Directive: Omit pictures and quote the listing below line by line, from its start through the line that holds "import matplotlib.pyplot as plt".

Supplied information:

....

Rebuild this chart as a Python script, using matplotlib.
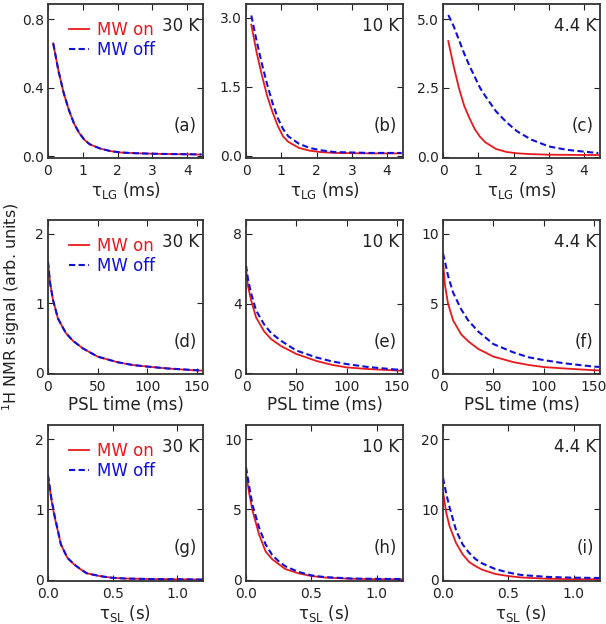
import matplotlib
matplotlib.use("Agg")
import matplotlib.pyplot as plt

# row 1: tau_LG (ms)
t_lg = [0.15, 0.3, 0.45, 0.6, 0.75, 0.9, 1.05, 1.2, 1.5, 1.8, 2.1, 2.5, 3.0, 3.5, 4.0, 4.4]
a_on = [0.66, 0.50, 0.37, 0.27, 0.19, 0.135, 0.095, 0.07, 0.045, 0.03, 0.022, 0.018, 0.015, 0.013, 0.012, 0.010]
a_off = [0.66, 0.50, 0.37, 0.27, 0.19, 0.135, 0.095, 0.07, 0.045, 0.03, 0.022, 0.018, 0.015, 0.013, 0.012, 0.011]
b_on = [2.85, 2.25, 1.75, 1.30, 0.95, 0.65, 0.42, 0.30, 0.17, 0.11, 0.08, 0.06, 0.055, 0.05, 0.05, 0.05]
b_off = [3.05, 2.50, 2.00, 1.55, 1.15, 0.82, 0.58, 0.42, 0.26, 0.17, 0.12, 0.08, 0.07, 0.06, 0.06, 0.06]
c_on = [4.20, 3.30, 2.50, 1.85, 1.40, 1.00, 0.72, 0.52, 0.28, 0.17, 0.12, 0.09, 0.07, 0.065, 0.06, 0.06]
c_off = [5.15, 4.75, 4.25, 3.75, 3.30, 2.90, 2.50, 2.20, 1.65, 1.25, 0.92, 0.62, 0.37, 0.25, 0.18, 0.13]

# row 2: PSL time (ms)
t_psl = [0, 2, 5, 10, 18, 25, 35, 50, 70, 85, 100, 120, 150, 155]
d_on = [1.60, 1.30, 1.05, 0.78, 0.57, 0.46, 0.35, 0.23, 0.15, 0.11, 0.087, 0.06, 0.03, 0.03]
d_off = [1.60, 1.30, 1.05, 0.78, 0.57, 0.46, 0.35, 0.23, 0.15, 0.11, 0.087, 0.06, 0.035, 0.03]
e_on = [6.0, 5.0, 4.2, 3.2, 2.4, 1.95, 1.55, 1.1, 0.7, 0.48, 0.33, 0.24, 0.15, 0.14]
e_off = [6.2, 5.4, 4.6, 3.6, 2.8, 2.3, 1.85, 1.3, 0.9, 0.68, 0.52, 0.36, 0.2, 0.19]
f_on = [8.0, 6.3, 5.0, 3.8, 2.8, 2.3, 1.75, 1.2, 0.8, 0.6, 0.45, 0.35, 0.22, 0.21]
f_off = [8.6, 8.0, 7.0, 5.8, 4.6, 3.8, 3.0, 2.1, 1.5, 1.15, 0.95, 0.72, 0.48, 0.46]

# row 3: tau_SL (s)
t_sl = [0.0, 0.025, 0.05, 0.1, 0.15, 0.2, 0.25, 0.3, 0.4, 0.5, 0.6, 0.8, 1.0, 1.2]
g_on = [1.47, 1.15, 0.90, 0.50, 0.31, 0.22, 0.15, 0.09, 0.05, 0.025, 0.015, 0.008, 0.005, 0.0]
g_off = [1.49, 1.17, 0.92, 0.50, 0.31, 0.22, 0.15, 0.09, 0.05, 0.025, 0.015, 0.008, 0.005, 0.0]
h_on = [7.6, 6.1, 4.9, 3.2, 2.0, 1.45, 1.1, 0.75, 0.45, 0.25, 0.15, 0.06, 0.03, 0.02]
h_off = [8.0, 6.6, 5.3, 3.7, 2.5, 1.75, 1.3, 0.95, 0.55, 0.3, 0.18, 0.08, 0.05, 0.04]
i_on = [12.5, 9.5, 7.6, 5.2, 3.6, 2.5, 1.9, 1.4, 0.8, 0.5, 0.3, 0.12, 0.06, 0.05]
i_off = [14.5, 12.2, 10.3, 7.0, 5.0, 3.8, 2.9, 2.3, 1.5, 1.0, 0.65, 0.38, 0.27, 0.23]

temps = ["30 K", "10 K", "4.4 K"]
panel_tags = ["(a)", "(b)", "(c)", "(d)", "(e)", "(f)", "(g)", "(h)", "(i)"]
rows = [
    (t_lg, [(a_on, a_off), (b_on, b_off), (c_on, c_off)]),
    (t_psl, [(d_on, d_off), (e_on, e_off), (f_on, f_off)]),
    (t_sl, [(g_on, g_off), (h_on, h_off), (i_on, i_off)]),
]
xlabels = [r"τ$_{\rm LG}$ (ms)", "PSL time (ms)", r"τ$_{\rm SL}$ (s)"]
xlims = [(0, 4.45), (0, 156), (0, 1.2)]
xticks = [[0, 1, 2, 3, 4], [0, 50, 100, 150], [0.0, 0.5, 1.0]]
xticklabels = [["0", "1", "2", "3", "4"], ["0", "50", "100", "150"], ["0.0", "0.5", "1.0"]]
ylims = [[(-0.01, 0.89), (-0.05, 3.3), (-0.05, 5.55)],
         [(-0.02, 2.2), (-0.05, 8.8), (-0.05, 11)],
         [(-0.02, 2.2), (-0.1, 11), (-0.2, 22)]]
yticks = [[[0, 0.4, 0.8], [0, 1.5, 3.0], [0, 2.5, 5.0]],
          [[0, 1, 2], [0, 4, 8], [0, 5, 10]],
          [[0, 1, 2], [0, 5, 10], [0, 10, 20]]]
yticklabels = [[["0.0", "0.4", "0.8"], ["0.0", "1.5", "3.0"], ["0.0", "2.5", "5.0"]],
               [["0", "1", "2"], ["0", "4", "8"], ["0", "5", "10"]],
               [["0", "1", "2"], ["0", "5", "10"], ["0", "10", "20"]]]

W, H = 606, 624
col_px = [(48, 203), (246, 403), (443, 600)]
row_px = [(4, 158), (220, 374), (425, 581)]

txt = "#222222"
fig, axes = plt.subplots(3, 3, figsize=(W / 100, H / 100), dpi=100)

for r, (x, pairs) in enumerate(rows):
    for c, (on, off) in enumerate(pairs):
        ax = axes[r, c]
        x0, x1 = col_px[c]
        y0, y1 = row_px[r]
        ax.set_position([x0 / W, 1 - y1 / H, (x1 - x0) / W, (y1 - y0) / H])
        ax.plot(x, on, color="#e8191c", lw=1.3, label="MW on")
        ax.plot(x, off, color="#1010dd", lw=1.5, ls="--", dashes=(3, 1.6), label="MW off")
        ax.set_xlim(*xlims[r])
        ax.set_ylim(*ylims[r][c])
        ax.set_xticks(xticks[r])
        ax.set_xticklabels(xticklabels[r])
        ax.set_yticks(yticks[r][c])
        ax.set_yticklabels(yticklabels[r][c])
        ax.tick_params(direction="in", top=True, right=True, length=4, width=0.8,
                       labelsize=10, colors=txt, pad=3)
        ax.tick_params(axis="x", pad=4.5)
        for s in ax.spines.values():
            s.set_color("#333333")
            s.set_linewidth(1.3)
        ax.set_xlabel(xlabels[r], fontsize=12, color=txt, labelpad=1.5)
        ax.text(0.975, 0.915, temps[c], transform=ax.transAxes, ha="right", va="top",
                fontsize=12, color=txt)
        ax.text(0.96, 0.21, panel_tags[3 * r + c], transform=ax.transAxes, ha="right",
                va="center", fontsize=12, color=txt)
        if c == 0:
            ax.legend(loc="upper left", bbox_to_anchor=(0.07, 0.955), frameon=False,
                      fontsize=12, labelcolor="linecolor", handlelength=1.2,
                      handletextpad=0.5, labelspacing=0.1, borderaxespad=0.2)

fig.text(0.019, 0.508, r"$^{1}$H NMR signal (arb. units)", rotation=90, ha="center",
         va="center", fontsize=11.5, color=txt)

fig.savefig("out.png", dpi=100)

....

Expected answer:
Rebuild this chart as a Python script, using matplotlib.
import matplotlib
matplotlib.use("Agg")
import matplotlib.pyplot as plt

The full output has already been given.